The Club

I have several dear friends who are in deep grief right now. A lost father, a lost mother, a dad with Alzheimer’s. One friend commented that it’s like being in a club. And I replied that it’s a club you never want to belong to, but once you do, you’re at least glad for the company.

In so many ways, it’s like becoming a parent. You really don’t know what it’s like until you live through it. You can’t. You couldn’t possibly. Interestingly, I was so thankful to have friends in the parent club before I had Jack, because I benefited so much from their experience. But I was late to the game for that club. I was one of the last of my friends to have children, so the club was already full when I arrived.

But with my parents’ deaths, I was the first. Or one of the first. When my mom died, I was not quite twenty-nine years old. This doesn’t put me in the category of people who have lost a parent as children. But twenty-nine is still pretty young to lose a parent. I think I had two other friends, both from college. But they were guys, and they had both lost dads. I didn’t know any women my age who were losing their moms. It was a very lonely club.

Thankfully, I had older friends, teachers, mentors, and counselors, who had traveled the road I was on. It didn’t make it go away. It didn’t make the emptiness any less vast. It didn’t make the terrain I was covering any easier to slog through. Step after clumsy, painful step. But the company was more helpful than I could say. Like the lyrics from an old Police song: “It seems I’m not alone in being alone.”

At my twentieth high school reunion, a friend pointed out another classmate of ours across the room and whispered in my ear, “She just buried her mother today.” I had buried my father the day before, and I felt defensive. “Oh, I wonder what that’s like!” I said, sarcasm dripping from my tongue. She rolled her eyes at me. “That’s what I mean, stupid.”

Oh. So here we are. We’re in our early-to-mid-forties (depending how you count). We get older. Our parents get older. It’s the way of things. That doesn’t make it easy. But it makes it, somehow, easier to handle. To know that we’re part of a larger experience called life. Which includes death. Including the death of people we love. Including our own.

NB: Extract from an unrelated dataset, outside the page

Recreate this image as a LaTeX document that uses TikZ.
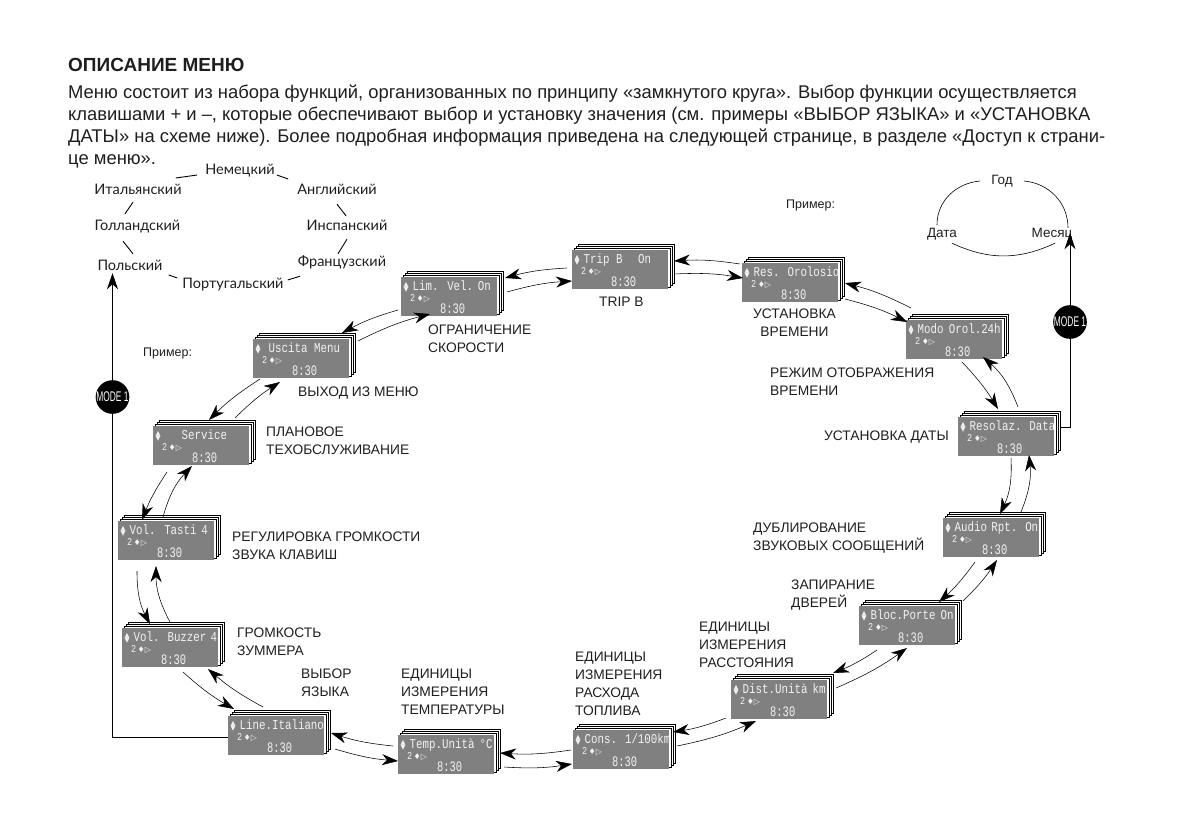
\documentclass[tikz,border=0pt]{standalone}
\usepackage{fontspec}
\setmainfont{Liberation Sans}
\newfontfamily\langfont{Lato}
\newfontfamily\lcdfont[FakeStretch=0.8]{Liberation Mono}
\newfontfamily\timefont[FakeStretch=0.72]{Liberation Mono}
\newfontfamily\iconfont{DejaVu Sans}
\newfontfamily\modefont[FakeStretch=0.6]{Liberation Sans}
\usepackage{xcolor}
\usetikzlibrary{arrows.meta,positioning,calc}
\definecolor{lcdgray}{HTML}{808080}
\definecolor{inkblack}{HTML}{1E1E1E}
\tikzstyle{lcd} = [rectangle, fill=lcdgray, text=white!90!lcdgray, anchor=north west, inner sep=0pt, minimum width=96pt, minimum height=39pt]
\tikzstyle{sheet} = [rectangle, draw=black, fill=white, line width=0.7pt, anchor=north west, minimum width=96pt, minimum height=39pt]
\tikzstyle{menutext} = [anchor=north west, inner sep=0pt, align=left, text=inkblack, font=\fontsize{13.8}{18}\selectfont]
\tikzstyle{lang} = [inner sep=0pt, text height=9pt, text depth=3pt, text=inkblack, font=\langfont\fontsize{14.5}{16}\selectfont]
\tikzstyle{datenode} = [inner sep=3pt, text=inkblack, font=\fontsize{13.5}{15}\selectfont]
\tikzstyle{modebtn} = [circle, fill=black, text=white, inner sep=0pt, minimum size=32pt, font=\modefont\fontsize{14}{14}\selectfont]
\tikzstyle{arrow} = [line width=0.55pt,->,>={Stealth[length=16pt,width=11pt,inset=5pt]}]
\tikzstyle{modeline} = [line width=0.8pt]
\tikzstyle{langlink} = [line width=0.9pt]
\tikzstyle{cw} = [bend left=6]
\tikzstyle{ccw} = [bend right=6]
\tikzstyle{cwb} = [bend left=14]
\tikzstyle{ccwb} = [bend right=14]
\newcommand{\lcdarrows}{\rlap{\raisebox{3.8pt}{\iconfont\fontsize{6.5}{6.5}\selectfont ▲}}\raisebox{-1.4pt}{\iconfont\fontsize{6.5}{6.5}\selectfont ▼}\hskip 4pt}
\newcommand{\lcdtext}[1]{\vbox{\offinterlineskip\vskip 13pt
  \hbox{\smash{\hbox to 96pt{\hskip 2.5pt\lcdarrows\lcdfont\fontsize{13.5}{13.5}\selectfont #1\hfil\hskip 1.5pt}}}\vskip 11pt
  \hbox{\smash{\hbox{\hskip 9pt\lcdfont\fontsize{10.5}{10.5}\selectfont 2\hskip 1.5pt\iconfont\fontsize{8}{8}\selectfont ♦▷}}}\vskip 12pt
  \hbox{\smash{\hbox{\hskip 39pt\timefont\fontsize{14.5}{14.5}\selectfont 8:30}}}\vskip 3pt}}
\newcommand{\lcdpanel}[4]{
  \foreach \off in {6,4,2} \node[sheet] (#1-b\off) at (#2+\off,#3-\off) {};
  \node[lcd] (#1) at (#2,#3) {\lcdtext{#4}};
}
\begin{document}
\begin{tikzpicture}[x=1pt, y=-1pt]
    \useasboundingbox (0,0) rectangle (1191,839);
    % heading and paragraph
    \node[anchor=north west, inner sep=0pt, text=inkblack, font=\bfseries\fontsize{19}{22}\selectfont] (title) at (68,58) {ОПИСАНИЕ МЕНЮ};
    \node[anchor=north west, inner sep=0pt, align=left, text=inkblack, font=\fontsize{18.4}{22}\selectfont] (intro) at (68,85) {Меню состоит из набора функций, организованных по принципу «замкнутого круга». Выбор функции осуществляется\\
    клавишами + и –, которые обеспечивают выбор и установку значения (см. примеры «ВЫБОР ЯЗЫКА» и «УСТАНОВКА\\
    ДАТЫ» на схеме ниже). Более подробная информация приведена на следующей странице, в разделе «Доступ к страни-\\
    це меню».};
    % language ring
    \node[lang] (nem) at (240,171) {Немецкий};
    \node[lang] (ital) at (138,191) {Итальянский};
    \node[lang] (angl) at (337,191) {Английский};
    \node[lang] (goll) at (137.5,227) {Голландский};
    \node[lang] (insp) at (347,227) {Инспанский};
    \node[lang] (pols) at (130,267) {Польский};
    \node[lang] (fran) at (342,263) {Французский};
    \node[lang] (port) at (233,285) {Португальский};
    \draw[langlink] ([shift={(-8,4)}]nem.west) -- ([shift={(-6,-13)}]ital.east);
    \draw[langlink] ([shift={(2,4)}]nem.east) -- ([shift={(-9,-12)}]angl.west);
    \draw[langlink] ([shift={(0,7)}]angl.south) -- ([shift={(-1,-5)}]insp.north);
    \draw[langlink] ([shift={(0,6)}]insp.south) -- ([shift={(-4,-3)}]fran.north);
    \draw[langlink] ([shift={(-42,7)}]fran.south) -- ([shift={(4,-5)}]port.east);
    \draw[langlink] ([shift={(-5,-7)}]port.west) -- ([shift={(6,8)}]pols.east);
    \draw[langlink] ([shift={(3,-7)}]pols.north) -- ([shift={(-14.5,8)}]goll.south);
    \draw[langlink] ([shift={(-12.5,-7)}]goll.north) -- ([shift={(-5,5)}]ital.south);
    % date ring
    \node[datenode, inner xsep=11pt] (god) at (1002,181) {Год};
    \node[datenode] (dat) at (942,234) {Дата};
    \node[datenode] (mes) at (1052,234) {Месяц};
    \draw[line width=0.6pt] (god.west) to[out=185,in=90] ([xshift=-5]dat.north);
    \draw[line width=0.6pt] (god.east) to[out=-5,in=90] ([xshift=16,yshift=-3]mes.north);
    \draw[line width=0.6pt] ([xshift=10]dat.south) to[out=-25,in=205] ([xshift=3]mes.south);
    % menu pages
    \lcdpanel{usc}{253}{339}{\hskip 4pt Uscita Menu}
    \lcdpanel{lim}{401}{277}{Lim. Vel.\hfil On}
    \lcdpanel{trip}{572}{250}{Trip B\hfil On}
    \lcdpanel{res}{742}{263}{Res. Orolosio}
    \lcdpanel{modo}{906}{320}{Modo Orol.24h}
    \lcdpanel{resol}{958}{417}{Resolaz. Data}
    \lcdpanel{audio}{943}{518}{Audio Rpt. On}
    \lcdpanel{bloc}{859}{606}{Bloc.Porte On}
    \lcdpanel{dist}{731}{680}{Dist.Unità km}
    \lcdpanel{cons}{573}{730}{Cons. 1/100km}
    \lcdpanel{temp}{398}{735}{Temp.Unità °C}
    \lcdpanel{line}{228}{716}{Line.Italiano}
    \lcdpanel{buzzer}{122}{628}{Vol. Buzzer 4}
    \lcdpanel{tasti}{118}{521}{Vol. Tasti\hfil 4}
    \lcdpanel{service}{153}{426}{\hskip 17pt Service}
    % page captions
    \node[menutext] (capLim) at (428,325) {ОГРАНИЧЕНИЕ\\СКОРОСТИ};
    \node[menutext] (capTrip) at (599,297) {TRIP B};
    \node[menutext, align=center] (capRes) at (753,309) {УСТАНОВКА\\ВРЕМЕНИ};
    \node[menutext] (capUsc) at (298,387) {ВЫХОД ИЗ МЕНЮ};
    \node[menutext] (capService) at (266,427) {ПЛАНОВОЕ\\ТЕХОБСЛУЖИВАНИЕ};
    \node[menutext] (capTasti) at (232,532) {РЕГУЛИРОВКА ГРОМКОСТИ\\ЗВУКА КЛАВИШ};
    \node[menutext] (capBuzzer) at (237,628) {ГРОМКОСТЬ\\ЗУММЕРА};
    \node[menutext] (capLine) at (301,669) {ВЫБОР\\ЯЗЫКА};
    \node[menutext] (capTemp) at (401,669) {ЕДИНИЦЫ\\ИЗМЕРЕНИЯ\\ТЕМПЕРАТУРЫ};
    \node[menutext] (capCons) at (575,652) {ЕДИНИЦЫ\\ИЗМЕРЕНИЯ\\РАСХОДА\\ТОПЛИВА};
    \node[menutext] (capDist) at (699,622) {ЕДИНИЦЫ\\ИЗМЕРЕНИЯ\\РАССТОЯНИЯ};
    \node[menutext] (capBloc) at (791,580) {ЗАПИРАНИЕ\\ДВЕРЕЙ};
    \node[menutext] (capAudio) at (753,523) {ДУБЛИРОВАНИЕ\\ЗВУКОВЫХ СООБЩЕНИЙ};
    \node[menutext] (capResol) at (824,431) {УСТАНОВКА ДАТЫ};
    \node[menutext] (capModo) at (770,368) {РЕЖИМ ОТОБРАЖЕНИЯ\\ВРЕМЕНИ};
    \node[menutext, font=\fontsize{12.5}{15}\selectfont] (exA) at (786,200) {Пример:};
    \node[menutext, font=\fontsize{12.5}{15}\selectfont] (exB) at (143,348) {Пример:};
    % arrows round the ring
    \draw[arrow] ([shift={(-3,33)}]lim.north west) to[ccw] ([shift={(89,-6)}]usc.north west);
    \draw[arrow] ([shift={(105,2)}]usc.north west) to[cw] ([shift={(29,37)}]lim.north west);
    \draw[arrow] ([shift={(-5,18)}]trip.north west) to[ccw] ([shift={(104,1)}]lim.north west);
    \draw[arrow] ([shift={(106,15)}]lim.north west) to[cw] ([shift={(0,31)}]trip.north west);
    \draw[arrow] ([shift={(-2,1)}]res.north west) to[ccw] ([shift={(102,11)}]trip.north west);
    \draw[arrow] ([shift={(102,24)}]trip.north west) to[cw] ([shift={(1,15)}]res.north west);
    \draw[arrow] ([shift={(5,-12)}]modo.north west) to[ccw] ([shift={(103,20)}]res.north west);
    \draw[arrow] ([shift={(103,36)}]res.north west) to[cw] ([shift={(1,2)}]modo.north west);
    \draw[arrow] ([shift={(56,42)}]modo.north west) to[cw] ([shift={(40,-8)}]resol.north west);
    \draw[arrow] ([shift={(60,-10)}]resol.north west) to[ccwb] ([shift={(77,37)}]modo.north west);
    \draw[arrow] ([shift={(53,41)}]resol.north west) to[cwb] ([shift={(57,-4)}]audio.north west);
    \draw[arrow] ([shift={(78,-6)}]audio.north west) to[ccwb] ([shift={(71,38)}]resol.north west);
    \draw[arrow] ([shift={(32,44)}]audio.north west) to[cw] ([shift={(80,-4)}]bloc.north west);
    \draw[arrow] ([shift={(104,-5)}]bloc.north west) to[ccw] ([shift={(54,42)}]audio.north west);
    \draw[arrow] ([shift={(18,44)}]bloc.north west) to[cw] ([shift={(102,-7)}]dist.north west);
    \draw[arrow] ([shift={(105,8)}]dist.north west) to[ccw] ([shift={(48,42)}]bloc.north west);
    \draw[arrow] ([shift={(-5,38)}]dist.north west) to[cw] ([shift={(100,2)}]cons.north west);
    \draw[arrow] ([shift={(104,16)}]cons.north west) to[ccw] ([shift={(25,41)}]dist.north west);
    \draw[arrow] ([shift={(-2,20)}]cons.north west) to[cw] ([shift={(102,18)}]temp.north west);
    \draw[arrow] ([shift={(106,32)}]temp.north west) to[ccw] ([shift={(-1,34)}]cons.north west);
    \draw[arrow] ([shift={(-5,11)}]temp.north west) to[cw] ([shift={(103,17)}]line.north west);
    \draw[arrow] ([shift={(107,33)}]line.north west) to[ccw] ([shift={(0,26)}]temp.north west);
    \draw[arrow] ([shift={(61,44)}]buzzer.north west) to[ccw] ([shift={(6,-7)}]line.north west);
    \draw[arrow] ([shift={(35,-9)}]line.north west) to[cw] ([shift={(86,41)}]buzzer.north west);
    \draw[arrow] ([shift={(19,50)}]tasti.north west) to[ccwb] ([shift={(28,-4)}]buzzer.north west);
    \draw[arrow] ([shift={(48,-6)}]buzzer.north west) to[cwb] ([shift={(38,45)}]tasti.north west);
    \draw[arrow] ([shift={(14,46)}]service.north west) to[ccw] ([shift={(24,-1)}]tasti.north west);
    \draw[arrow] ([shift={(45,-4)}]tasti.north west) to[cwb] ([shift={(39,40)}]service.north west);
    \draw[arrow] ([shift={(7,40)}]usc.north west) to[ccw] ([shift={(56,-6)}]service.north west);
    \draw[arrow] ([shift={(82,-8)}]service.north west) to[cw] ([shift={(27,43)}]usc.north west);
    % MODE 1 branches
    \node[modebtn] (modeL) at (112.5,397) {MODE 1};
    \node[modebtn] (modeR) at (1070,322) {MODE 1};
    \draw[modeline] ([yshift=-2]line.west) -| (modeL);
    \draw[arrow, line width=0.8pt] (modeL) -- (modeL |- pols.south);
    \draw[modeline] ([yshift=3]resol-b6.east) -| (modeR);
    \draw[arrow, line width=0.8pt] (modeR) -- ([yshift=10]modeR |- mes.south);
\end{tikzpicture}
\end{document}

One of the hardest parts of losing a parent is that there is now no cushion between ourselves and the end of ourselves. There’s no buffer. There it is. We’re next. And then our children are born, and they get older, which means we must be getting older. Jerry Seinfeld once said: “Make no mistake about why these babies are here. They’re here to replace us.”

Jack just graduated from preschool last month. He’s five. He’ll start Kindergarten in the fall, and I can’t believe it. I can’t stand it. I blinked, and here we are. I’ll blink again, and he’ll graduate from high school. How did this happen to me? It feels impossible. But here we are.

Groucho Marx famously said that he didn’t want to belong to any club that would accept him as a member. But this club accepts everyone. Whether we like it or not.

I don’t know anyone who “likes” belonging to the club of orphans. Or the club of people who lose the ones we love and who eventually die. But we are also a club of people who hold each other up, who send cards and flowers and love to our friends who need it most. Which, at one point or another, is all of us. Not such a bad club, really.